Son enseignement crucial est le moment présent dans lequel doivent se situer l’action et la conscience. La nature de ce mode de pensée conscient durant l’ins­tant présent ayant une influence sur l’univers est le pro­blème particulier considéré par Dogen qui trouve pour cet état de conscience suprême et infini le qualitatif de Hishiryo, pensée au-delà de la pensée, pensée du tréfonds de la non-pensée, pensée sans penser (Absolue pensée). Abandon de l’ego.

Le point le plus important dans l’enseignement de Dogen est celui-ci : Quelle doit être notre état, notre qualité de conscience ici et maintenant ? C’est là la pensée centrale de son œuvre. Car cette pensée, cette conscience devient graine, semence éternelle, infinie, semence de Karma, et elle influence 1e futur. Ainsi la qualité de notre pensée ici et maintenant est le problème le plus important. Nous devons atteindre la conscience infinie, à ce point du temps, celle qui est la plus haute conscience, la meil­leure : c’est Hishiryo. Ici je dois donner un petit commen­taire.

Si nous avons une pensée, ici et maintenant, cette pensée s’imprime dans les neurones du cerveau. Et ainsi elle devient semence de karma. Elle devient mémoire, il en reste de toutes façons quelque chose. Par exemple une forte anxiété laisse une trace, influence les neurones et la conscience. Et donc influence l’avenir. Devient rêve ou subconscient. Il est donc important de se demander : ici et maintenant, quel doit être mon état de conscience ? C’est important pour le futur. De ce point de vue, Hishi­ryo est la plus haute conscience, la plus élevée et elle exerce la meilleure et la plus haute influence. Elle est conscience pendant zazen.

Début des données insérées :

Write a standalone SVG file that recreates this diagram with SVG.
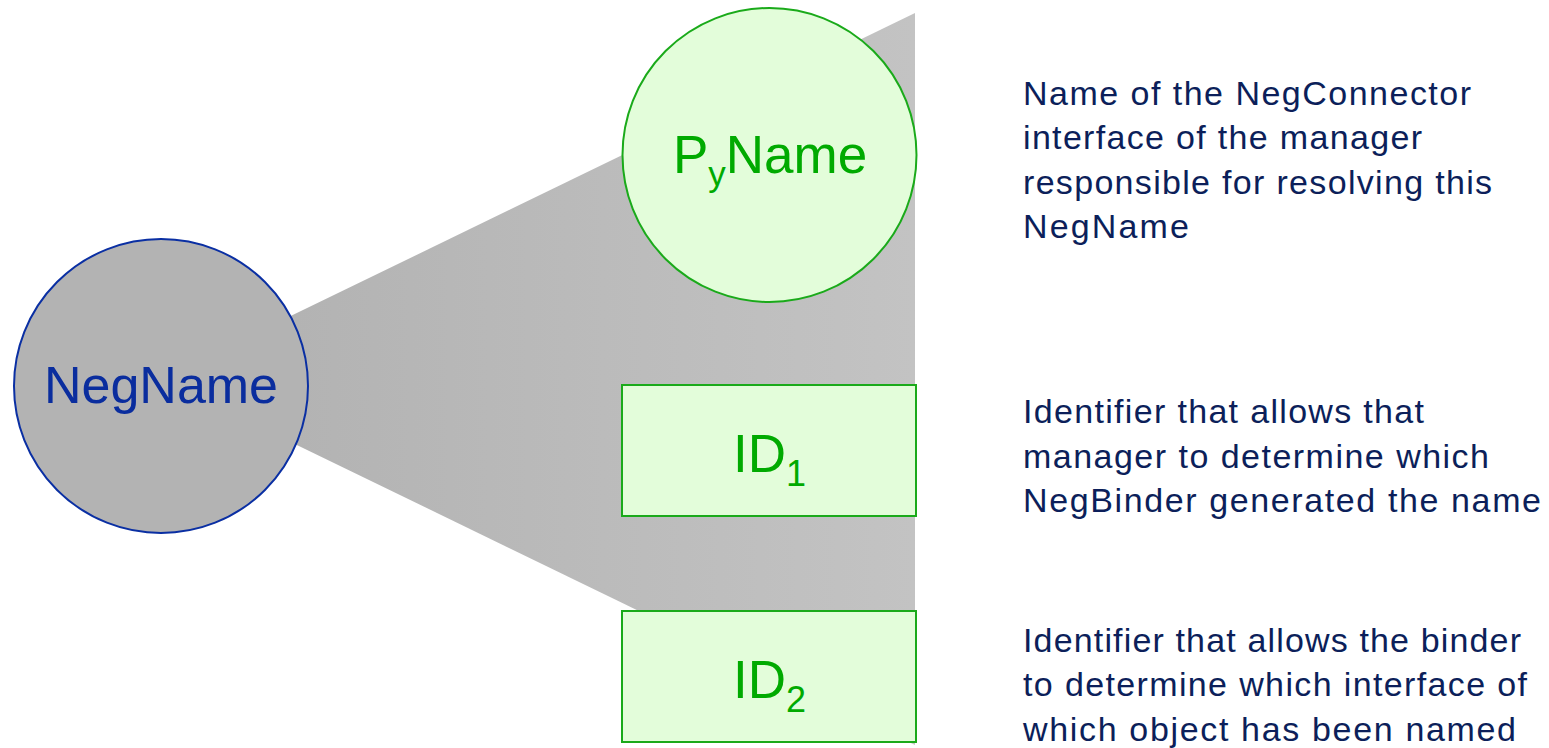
<svg xmlns="http://www.w3.org/2000/svg" width="1549" height="748" viewBox="0 0 1549 748">
  <defs>
    <linearGradient id="wedgeGrad" x1="295" y1="0" x2="915" y2="0" gradientUnits="userSpaceOnUse">
      <stop offset="0" stop-color="#b3b3b3"/>
      <stop offset="1" stop-color="#c3c3c3"/>
    </linearGradient>
    <style>
      .lbl { font-family: "Liberation Sans", Arial, sans-serif; }
      .green-shape { fill: #e3fdda; stroke: #1aaa1a; stroke-width: 2; }
      .green-text { fill: #00aa00; font-size: 53px; }
      .desc { fill: #0c1f5a; font-size: 34px; }
    </style>
  </defs>
  <rect width="1549" height="748" fill="#ffffff"/>

  <g id="connectors">
    <polygon points="161,379 915,13 915,745" fill="url(#wedgeGrad)"/>
  </g>

  <g id="negname">
    <circle cx="161" cy="386" r="147" fill="#b3b3b3" stroke="#0a2fa3" stroke-width="2"/>
    <text class="lbl" x="161" y="403" font-size="52" fill="#0a2d9e" text-anchor="middle">NegName</text>
  </g>

  <g id="pyname">
    <circle class="green-shape" cx="769.5" cy="155" r="147"/>
    <text class="lbl green-text" x="770" y="173" text-anchor="middle">P<tspan font-size="35" dy="13">y</tspan><tspan dy="-13">Name</tspan></text>
  </g>

  <g id="id1">
    <rect class="green-shape" x="622" y="385" width="294" height="131"/>
    <text class="lbl green-text" x="769.5" y="472" text-anchor="middle">ID<tspan font-size="36" dy="14">1</tspan></text>
  </g>

  <g id="id2">
    <rect class="green-shape" x="622" y="611" width="294" height="131"/>
    <text class="lbl green-text" x="769.5" y="698" text-anchor="middle">ID<tspan font-size="36" dy="14">2</tspan></text>
  </g>

  <g id="desc-pyname">
    <text class="lbl desc" x="1023" y="105" textLength="448" lengthAdjust="spacing">Name of the NegConnector</text>
    <text class="lbl desc" x="1023" y="149" textLength="399" lengthAdjust="spacing">interface of the manager</text>
    <text class="lbl desc" x="1023" y="194" textLength="469" lengthAdjust="spacing">responsible for resolving this</text>
    <text class="lbl desc" x="1023" y="238" textLength="166" lengthAdjust="spacing">NegName</text>
  </g>

  <g id="desc-id1">
    <text class="lbl desc" x="1023" y="423" textLength="401" lengthAdjust="spacing">Identifier that allows that</text>
    <text class="lbl desc" x="1023" y="468" textLength="466" lengthAdjust="spacing">manager to determine which</text>
    <text class="lbl desc" x="1023" y="512" textLength="518" lengthAdjust="spacing">NegBinder generated the name</text>
  </g>

  <g id="desc-id2">
    <text class="lbl desc" x="1023" y="652" textLength="498" lengthAdjust="spacing">Identifier that allows the binder</text>
    <text class="lbl desc" x="1023" y="696" textLength="504" lengthAdjust="spacing">to determine which interface of</text>
    <text class="lbl desc" x="1023" y="741" textLength="493" lengthAdjust="spacing">which object has been named</text>
  </g>
</svg>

Par zazen, les neurones deviennent purs, leur fatigue s’efface. Les graines s’épuisent. Il ne reste que la conscience Hishiryo. Ainsi le cerveau est toujours en liberté, toujours au-delà de la pensée, toujours frais et cet état devient subconscient (ou inclut le subconscient). La nature de cette conscience signifie Ku, en japonais, le vide infini, la vacuité ou la conscience totale, absolue. Ce Vide inclut toute chose, est le point de départ de toute chose, contient le Zéro, mais n’est pas égal au zéro, il n’est pas que vide.